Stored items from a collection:
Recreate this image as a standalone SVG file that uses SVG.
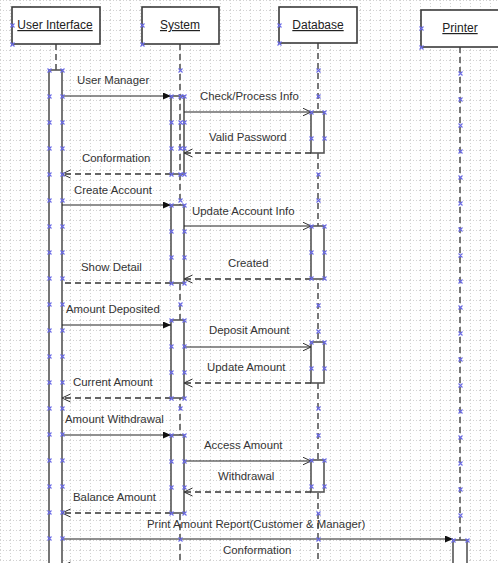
<svg xmlns="http://www.w3.org/2000/svg" width="498" height="563" viewBox="0 0 498 563">
<defs>
<pattern id="grid" width="10" height="10" patternUnits="userSpaceOnUse">
<path d="M0 0.5H10M0.5 0V10" stroke="#d2d2d2" stroke-width="1" stroke-dasharray="1,2" fill="none"/>
</pattern>
<marker id="fill" markerWidth="9" markerHeight="8" refX="8" refY="3.5" orient="auto" markerUnits="userSpaceOnUse">
<path d="M0,0 L8,3.5 L0,7 z" fill="#111"/>
</marker>
<marker id="open" markerWidth="10" markerHeight="10" refX="8.5" refY="4.5" orient="auto" markerUnits="userSpaceOnUse">
<path d="M0,0.5 L8.5,4.5 L0,8.5" fill="none" stroke="#333" stroke-width="1"/>
</marker>
<symbol id="x" viewBox="-2.5 -2.5 5 5" width="5" height="5" overflow="visible">
<path d="M-2,-2 L2,2 M-2,2 L2,-2" stroke="#6a6ae6" stroke-width="1.1"/>
</symbol>
</defs>
<style>
.hdr{fill:#fff;stroke:#3a3a3a;stroke-width:1.6}
.ht{font-family:"Liberation Sans",Arial,sans-serif;font-size:12px;fill:#222;text-decoration:underline;text-anchor:middle}
.life{stroke:#777;stroke-width:2;stroke-dasharray:6,4;fill:none}
.act{fill:#fff;stroke:#555;stroke-width:1.6}
.msg{stroke:#222;stroke-width:1.1;fill:none}
.ret{stroke:#333;stroke-width:1.4;stroke-dasharray:6,4;fill:none}
.lbl{font-family:"Liberation Sans",Arial,sans-serif;font-size:11.4px;fill:#333}
</style>
<rect width="498" height="563" fill="#fff"/>
<rect width="498" height="563" fill="url(#grid)"/>

<g id="lifelines">
<line class="life" x1="56" y1="44" x2="56" y2="70"/>
<line class="life" x1="180" y1="44" x2="180" y2="563"/>
<line class="life" x1="318" y1="43" x2="318" y2="563"/>
<line class="life" x1="460" y1="47" x2="460" y2="540" stroke-width="3" stroke="#888"/>
</g>

<g id="user-interface">
<rect class="hdr" x="12" y="7" width="88" height="37"/>
<text class="ht" x="55" y="29">User Interface</text>
<rect class="act" x="49" y="70" width="13" height="500"/>
</g>
<g id="system">
<rect class="hdr" x="142" y="7" width="77" height="37"/>
<text class="ht" x="180" y="29">System</text>
<rect class="act" x="171" y="96" width="13" height="78" style="fill:none"/>
<rect class="act" x="171" y="205" width="13" height="78"/>
<rect class="act" x="171" y="320" width="13" height="78"/>
<rect class="act" x="171" y="435" width="13" height="78"/>
</g>
<g id="database">
<rect class="hdr" x="279" y="7" width="78" height="36"/>
<text class="ht" x="318" y="29">Database</text>
<rect class="act" x="311" y="112" width="13" height="41"/>
<rect class="act" x="311" y="226" width="13" height="53"/>
<rect class="act" x="311" y="342" width="13" height="41"/>
<rect class="act" x="311" y="460" width="13" height="32"/>
</g>
<g id="printer">
<rect class="hdr" x="421" y="10" width="80" height="37"/>
<text class="ht" x="460" y="32">Printer</text>
<rect class="act" x="453" y="540" width="14" height="30"/>
</g>

<g id="connectors">
<line class="msg" x1="62" y1="96" x2="171" y2="96" marker-end="url(#fill)"/>
<line class="msg" x1="184" y1="112" x2="311" y2="112" marker-end="url(#open)"/>
<line class="ret" x1="311" y1="153" x2="184" y2="153" marker-end="url(#open)"/>
<line class="ret" x1="171" y1="174" x2="62" y2="174" marker-end="url(#open)"/>
<line class="msg" x1="62" y1="205" x2="171" y2="205" marker-end="url(#fill)"/>
<line class="msg" x1="184" y1="226" x2="311" y2="226" marker-end="url(#open)"/>
<line class="ret" x1="311" y1="279" x2="184" y2="279" marker-end="url(#open)"/>
<line class="ret" x1="171" y1="283" x2="62" y2="283"/>
<line class="msg" x1="62" y1="325" x2="171" y2="325" marker-end="url(#fill)"/>
<line class="msg" x1="184" y1="347" x2="311" y2="347" marker-end="url(#open)"/>
<line class="ret" x1="311" y1="383" x2="184" y2="383" marker-end="url(#open)"/>
<line class="ret" x1="171" y1="398" x2="62" y2="398" marker-end="url(#open)"/>
<line class="msg" x1="62" y1="435" x2="171" y2="435" marker-end="url(#fill)"/>
<line class="msg" x1="184" y1="461" x2="311" y2="461" marker-end="url(#open)"/>
<line class="ret" x1="311" y1="492" x2="184" y2="492" marker-end="url(#open)"/>
<line class="ret" x1="171" y1="513" x2="62" y2="513" marker-end="url(#open)"/>
<line class="msg" x1="62" y1="539" x2="453" y2="539" marker-end="url(#fill)"/>
<line class="ret" x1="453" y1="566" x2="62" y2="566" marker-end="url(#open)"/>
</g>

<g id="labels">
<text class="lbl" x="77" y="84">User Manager</text>
<text class="lbl" x="200" y="100">Check/Process Info</text>
<text class="lbl" x="209" y="141">Valid Password</text>
<text class="lbl" x="82" y="162">Conformation</text>
<text class="lbl" x="74" y="194">Create Account</text>
<text class="lbl" x="192" y="215">Update Account Info</text>
<text class="lbl" x="228" y="267">Created</text>
<text class="lbl" x="81" y="271">Show Detail</text>
<text class="lbl" x="66" y="313">Amount Deposited</text>
<text class="lbl" x="209" y="334">Deposit Amount</text>
<text class="lbl" x="207" y="371">Update Amount</text>
<text class="lbl" x="73" y="386">Current Amount</text>
<text class="lbl" x="65" y="423">Amount Withdrawal</text>
<text class="lbl" x="204" y="449">Access Amount</text>
<text class="lbl" x="218" y="480">Withdrawal</text>
<text class="lbl" x="73" y="501">Balance Amount</text>
<text class="lbl" x="147" y="528">Print Amount Report(Customer &amp; Manager)</text>
<text class="lbl" x="223" y="554">Conformation</text>
</g>

<g id="connection-points">
<use href="#x" x="10" y="23"/><use href="#x" x="10" y="42"/>
<use href="#x" x="140" y="23"/><use href="#x" x="140" y="42"/>
<use href="#x" x="277" y="23"/><use href="#x" x="277" y="41"/>
<use href="#x" x="419" y="26"/><use href="#x" x="419" y="45"/>
<use href="#x" x="47" y="68"/><use href="#x" x="60" y="68"/>
<use href="#x" x="47" y="94"/><use href="#x" x="60" y="94"/>
<use href="#x" x="47" y="120"/><use href="#x" x="60" y="120"/>
<use href="#x" x="47" y="146"/><use href="#x" x="60" y="146"/>
<use href="#x" x="47" y="172"/><use href="#x" x="60" y="172"/>
<use href="#x" x="47" y="198"/><use href="#x" x="60" y="198"/>
<use href="#x" x="47" y="224"/><use href="#x" x="60" y="224"/>
<use href="#x" x="47" y="250"/><use href="#x" x="60" y="250"/>
<use href="#x" x="47" y="276"/><use href="#x" x="60" y="276"/>
<use href="#x" x="47" y="302"/><use href="#x" x="60" y="302"/>
<use href="#x" x="47" y="328"/><use href="#x" x="60" y="328"/>
<use href="#x" x="47" y="354"/><use href="#x" x="60" y="354"/>
<use href="#x" x="47" y="380"/><use href="#x" x="60" y="380"/>
<use href="#x" x="47" y="406"/><use href="#x" x="60" y="406"/>
<use href="#x" x="47" y="432"/><use href="#x" x="60" y="432"/>
<use href="#x" x="47" y="458"/><use href="#x" x="60" y="458"/>
<use href="#x" x="47" y="484"/><use href="#x" x="60" y="484"/>
<use href="#x" x="47" y="510"/><use href="#x" x="60" y="510"/>
<use href="#x" x="47" y="536"/><use href="#x" x="60" y="536"/>
<use href="#x" x="178" y="68"/>
<use href="#x" x="169" y="94"/><use href="#x" x="178" y="94"/><use href="#x" x="182" y="94"/>
<use href="#x" x="169" y="120"/><use href="#x" x="178" y="120"/><use href="#x" x="182" y="120"/>
<use href="#x" x="169" y="146"/><use href="#x" x="178" y="146"/><use href="#x" x="182" y="146"/>
<use href="#x" x="169" y="172"/><use href="#x" x="178" y="172"/><use href="#x" x="182" y="172"/>
<use href="#x" x="178" y="198"/>
<use href="#x" x="169" y="203"/><use href="#x" x="182" y="203"/>
<use href="#x" x="169" y="229"/><use href="#x" x="182" y="229"/>
<use href="#x" x="169" y="255"/><use href="#x" x="182" y="255"/>
<use href="#x" x="169" y="281"/><use href="#x" x="182" y="281"/>
<use href="#x" x="178" y="302"/>
<use href="#x" x="169" y="318"/><use href="#x" x="182" y="318"/>
<use href="#x" x="169" y="344"/><use href="#x" x="182" y="344"/>
<use href="#x" x="169" y="370"/><use href="#x" x="182" y="370"/>
<use href="#x" x="169" y="396"/><use href="#x" x="182" y="396"/>
<use href="#x" x="178" y="406"/>
<use href="#x" x="169" y="433"/><use href="#x" x="182" y="433"/>
<use href="#x" x="169" y="459"/><use href="#x" x="182" y="459"/>
<use href="#x" x="169" y="485"/><use href="#x" x="182" y="485"/>
<use href="#x" x="169" y="511"/><use href="#x" x="182" y="511"/>
<use href="#x" x="178" y="537"/>
<use href="#x" x="316" y="68"/><use href="#x" x="316" y="94"/>
<use href="#x" x="309" y="110"/><use href="#x" x="322" y="110"/>
<use href="#x" x="309" y="136"/><use href="#x" x="322" y="136"/>
<use href="#x" x="316" y="172"/><use href="#x" x="316" y="198"/>
<use href="#x" x="309" y="224"/><use href="#x" x="322" y="224"/>
<use href="#x" x="309" y="250"/><use href="#x" x="322" y="250"/>
<use href="#x" x="309" y="276"/><use href="#x" x="322" y="276"/>
<use href="#x" x="316" y="303"/><use href="#x" x="316" y="329"/>
<use href="#x" x="309" y="340"/><use href="#x" x="322" y="340"/>
<use href="#x" x="309" y="366"/><use href="#x" x="322" y="366"/>
<use href="#x" x="316" y="406"/><use href="#x" x="316" y="433"/>
<use href="#x" x="309" y="458"/><use href="#x" x="322" y="458"/>
<use href="#x" x="309" y="484"/><use href="#x" x="322" y="484"/>
<use href="#x" x="316" y="511"/><use href="#x" x="316" y="537"/>
<use href="#x" x="458" y="71"/><use href="#x" x="458" y="97"/>
<use href="#x" x="458" y="123"/><use href="#x" x="458" y="149"/>
<use href="#x" x="458" y="175"/><use href="#x" x="458" y="201"/>
<use href="#x" x="458" y="227"/><use href="#x" x="458" y="253"/>
<use href="#x" x="458" y="279"/><use href="#x" x="458" y="305"/>
<use href="#x" x="458" y="331"/><use href="#x" x="458" y="357"/>
<use href="#x" x="458" y="383"/><use href="#x" x="458" y="409"/>
<use href="#x" x="458" y="435"/><use href="#x" x="458" y="461"/>
<use href="#x" x="458" y="487"/><use href="#x" x="458" y="513"/>
<use href="#x" x="451" y="538"/><use href="#x" x="465" y="538"/>
</g>
</svg>
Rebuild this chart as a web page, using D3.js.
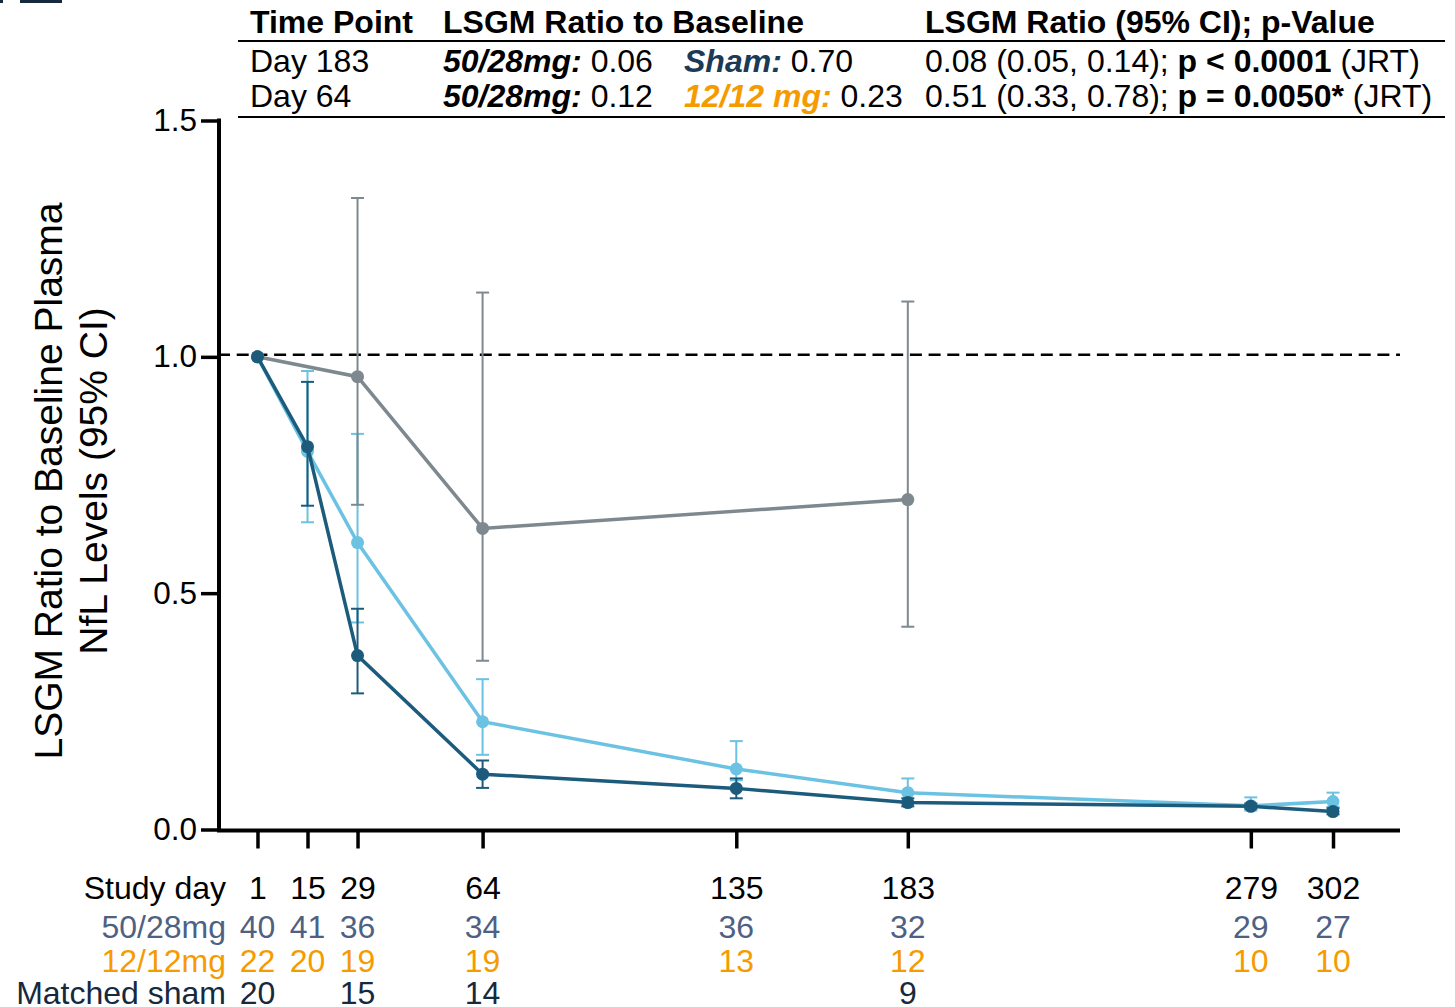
<!DOCTYPE html>
<html>
  <head>
    <meta charset="utf-8">
    <title>LSGM ratio to baseline plasma NfL</title>
    <script src="https://d3js.org/d3.v7.min.js"></script>
    <style>
      body { margin: 0; background: #fff; }
      svg { display: block; font-family: "Liberation Sans", Arial, sans-serif; }
      .axis .domain { stroke: #000; stroke-width: 4px; }
      .axis .tick line { stroke: #000; stroke-width: 3.5px; }
      .axis text { fill: #000; font-family: "Liberation Sans", Arial, sans-serif; }
    </style>
  </head>
  <body>
    <svg id="chart" width="1455" height="1007"></svg>
    <script>
      // data
      days = [1, 15, 29, 64, 135, 183, 279, 302];
      high = [1.0, 0.81, 0.368, 0.117, 0.087, 0.057, 0.049, 0.038];
      highLower = [null, 0.685, 0.288, 0.088, 0.066, 0.049, 0.044, 0.032];
      highUpper = [null, 0.947, 0.467, 0.146, 0.108, 0.066, 0.055, 0.045];
      low = [1.0, 0.80, 0.607, 0.228, 0.128, 0.078, 0.05, 0.059];
      lowLower = [null, 0.65, 0.438, 0.158, 0.104, 0.058, 0.04, 0.048];
      lowUpper = [null, 0.97, 0.837, 0.318, 0.187, 0.108, 0.068, 0.078];
      shamDays = [1, 29, 64, 183];
      sham = [1.0, 0.958, 0.637, 0.698];
      shamLower = [null, 0.687, 0.357, 0.429];
      shamUpper = [null, 1.336, 1.136, 1.117];
      yTicks = [0, 0.5, 1.0, 1.5];
      nHigh = [40, 41, 36, 34, 36, 32, 29, 27];
      nLow = [22, 20, 19, 19, 13, 12, 10, 10];
      nSham = [20, null, 15, 14, null, 9, null, null];
      rowLabels = ["Study day", "50/28mg", "12/12mg", "Matched sham"];
      tableHeader = ["Time Point", "LSGM Ratio to Baseline", "LSGM Ratio (95% CI); p-Value"];
      tableRows = [
        { time: "Day 183", a: "50/28mg:", aVal: " 0.06", b: "Sham:", bVal: " 0.70", ratio: "0.08 (0.05, 0.14); ", p: "p < 0.0001", test: " (JRT)" },
        { time: "Day 64", a: "50/28mg:", aVal: " 0.12", b: "12/12 mg:", bVal: " 0.23", ratio: "0.51 (0.33, 0.78); ", p: "p = 0.0050*", test: " (JRT)" }
      ];

      // colours
      colHigh = "#1c5b7c";
      colLow = "#6cc2e2";
      colSham = "#7e888f";
      colHighText = "#4f6183";
      colLowText = "#f59b00";
      colShamText = "#16293d";

      chart = d3.select("#chart");
      margin = { top: 120.5, right: 55, bottom: 178, left: 218 };
      width = 1455;
      height = 1007;

      x = d3.scaleLinear()
        .domain([-10.05, 320.75])
        .range([margin.left, width - margin.right]);
      y = d3.scaleLinear()
        .domain([0, 1.5])
        .range([829.5, margin.top]);

      // little corner marks top left
      chart.append("rect").attr("x", 0).attr("y", 0).attr("width", 3).attr("height", 3).attr("fill", colShamText);
      chart.append("rect").attr("x", 20).attr("y", 0).attr("width", 42).attr("height", 3).attr("fill", colShamText);

      // reference line at 1
      chart.append("line")
        .attr("x1", margin.left)
        .attr("x2", width - margin.right)
        .attr("y1", y(1) - 2)
        .attr("y2", y(1) - 2)
        .attr("stroke", "#000")
        .attr("stroke-width", 2.5)
        .attr("stroke-dasharray", "12,6.7");

      // axes
      yAxis = d3.axisLeft(y)
        .tickValues(yTicks)
        .tickFormat(d3.format(".1f"))
        .tickSizeInner(18)
        .tickSizeOuter(0)
        .tickPadding(4);
      yAxisGroup = chart.append("g")
        .attr("class", "axis")
        .attr("transform", "translate(" + (margin.left + 1) + ",0)")
        .call(yAxis);
      yAxisGroup.selectAll("text").style("font-size", "31.5px");
      yAxisGroup.select(".domain").attr("d", "M0," + (y(1.5) - 2) + "V" + (y(0) + 2));

      xAxis = d3.axisBottom(x)
        .tickValues(days)
        .tickFormat(d3.format("d"))
        .tickSizeInner(18)
        .tickSizeOuter(0)
        .tickPadding(28);
      xAxisGroup = chart.append("g")
        .attr("class", "axis")
        .attr("transform", "translate(0," + (y(0) + 1) + ")")
        .call(xAxis);
      xAxisGroup.selectAll("text").style("font-size", "32px");
      xAxisGroup.select(".domain").attr("d", "M" + (margin.left - 1) + ",0H" + (width - margin.right));

      // series
      series = [
        { name: "low", days: days, mean: low, lower: lowLower, upper: lowUpper, color: colLow },
        { name: "sham", days: shamDays, mean: sham, lower: shamLower, upper: shamUpper, color: colSham },
        { name: "high", days: days, mean: high, lower: highLower, upper: highUpper, color: colHigh }
      ];
      line = d3.line()
        .x(function(d) { return x(d.day); })
        .y(function(d) { return y(d.value); });

      series.forEach(function(s) {
        points = s.days.map(function(day, i) {
          return { day: day, value: s.mean[i], lower: s.lower[i], upper: s.upper[i] };
        });
        g = chart.append("g").attr("class", "series " + s.name);
        bars = g.selectAll(".err")
          .data(points.filter(function(d) { return d.lower !== null; }))
          .enter().append("g")
            .attr("class", "err")
            .attr("stroke", s.color)
            .attr("stroke-width", 2);
        bars.append("line")
          .attr("x1", function(d) { return x(d.day); })
          .attr("x2", function(d) { return x(d.day); })
          .attr("y1", function(d) { return y(d.lower); })
          .attr("y2", function(d) { return y(d.upper); });
        bars.append("line")
          .attr("x1", function(d) { return x(d.day) - 6.5; })
          .attr("x2", function(d) { return x(d.day) + 6.5; })
          .attr("y1", function(d) { return y(d.upper); })
          .attr("y2", function(d) { return y(d.upper); });
        bars.append("line")
          .attr("x1", function(d) { return x(d.day) - 6.5; })
          .attr("x2", function(d) { return x(d.day) + 6.5; })
          .attr("y1", function(d) { return y(d.lower); })
          .attr("y2", function(d) { return y(d.lower); });
        g.append("path")
          .attr("d", line(points))
          .attr("fill", "none")
          .attr("stroke", s.color)
          .attr("stroke-width", 3.5);
        g.selectAll("circle")
          .data(points)
          .enter().append("circle")
            .attr("cx", function(d) { return x(d.day); })
            .attr("cy", function(d) { return y(d.value); })
            .attr("r", 6.5)
            .attr("fill", s.color);
      });

      // y label
      yLabel = chart.append("text")
        .attr("transform", "translate(62,481) rotate(-90)")
        .attr("text-anchor", "middle")
        .style("font-size", "39px")
        .attr("fill", "#000");
      yLabel.append("tspan").attr("x", 0).attr("y", 0).text("LSGM Ratio to Baseline Plasma");
      yLabel.append("tspan").attr("x", 0).attr("y", 45).text("NfL Levels (95% CI)");

      // n at risk rows
      rowY = [899, 938, 972, 1004];
      rowColors = ["#000", colHighText, colLowText, colShamText];
      chart.selectAll(".rowLabel")
        .data(rowLabels)
        .enter().append("text")
          .attr("class", "rowLabel")
          .attr("x", 226)
          .attr("y", function(d, i) { return rowY[i]; })
          .attr("text-anchor", "end")
          .attr("fill", function(d, i) { return rowColors[i]; })
          .style("font-size", "32px")
          .text(function(d) { return d; });
      [nHigh, nLow, nSham].forEach(function(counts, r) {
        chart.selectAll(".n" + r)
          .data(days.map(function(day, i) { return { day: day, n: counts[i] }; }).filter(function(d) { return d.n !== null; }))
          .enter().append("text")
            .attr("class", "n" + r)
            .attr("x", function(d) { return x(d.day); })
            .attr("y", rowY[r + 1])
            .attr("text-anchor", "middle")
            .attr("fill", rowColors[r + 1])
            .style("font-size", "32px")
            .text(function(d) { return d.n; });
      });

      // table on top
      colX = [250, 443, 684, 925];
      table = chart.append("g").style("font-size", "32px").attr("fill", "#000");
      table.selectAll(".head")
        .data(tableHeader)
        .enter().append("text")
          .attr("class", "head")
          .attr("x", function(d, i) { return i < 2 ? colX[i] : colX[3]; })
          .attr("y", 33)
          .style("font-weight", "bold")
          .text(function(d) { return d; });
      [41, 117].forEach(function(ly) {
        table.append("line")
          .attr("x1", 238).attr("x2", 1445)
          .attr("y1", ly).attr("y2", ly)
          .attr("stroke", "#000").attr("stroke-width", 2);
      });
      tableRows.forEach(function(r, i) {
        ty = 72 + i * 35;
        table.append("text").attr("x", colX[0]).attr("y", ty).text(r.time);
        t = table.append("text").attr("x", colX[1]).attr("y", ty);
        t.append("tspan").style("font-weight", "bold").style("font-style", "italic").text(r.a);
        t.append("tspan").text(r.aVal);
        t = table.append("text").attr("x", colX[2]).attr("y", ty);
        t.append("tspan").style("font-weight", "bold").style("font-style", "italic")
          .attr("fill", i == 0 ? "#1b3a55" : colLowText).text(r.b);
        t.append("tspan").text(r.bVal);
        t = table.append("text").attr("x", colX[3]).attr("y", ty);
        t.append("tspan").text(r.ratio);
        t.append("tspan").style("font-weight", "bold").text(r.p);
        t.append("tspan").text(r.test);
      });
    </script>
  </body>
</html>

EXERCISE REQUIREMENTS
Copy whichever lines in the listing above contain the word "this".

WORKED SOLUTION
Recreate this image as a standalone SVG file that uses SVG.
Rebuild this chart as a web page, using D3.js.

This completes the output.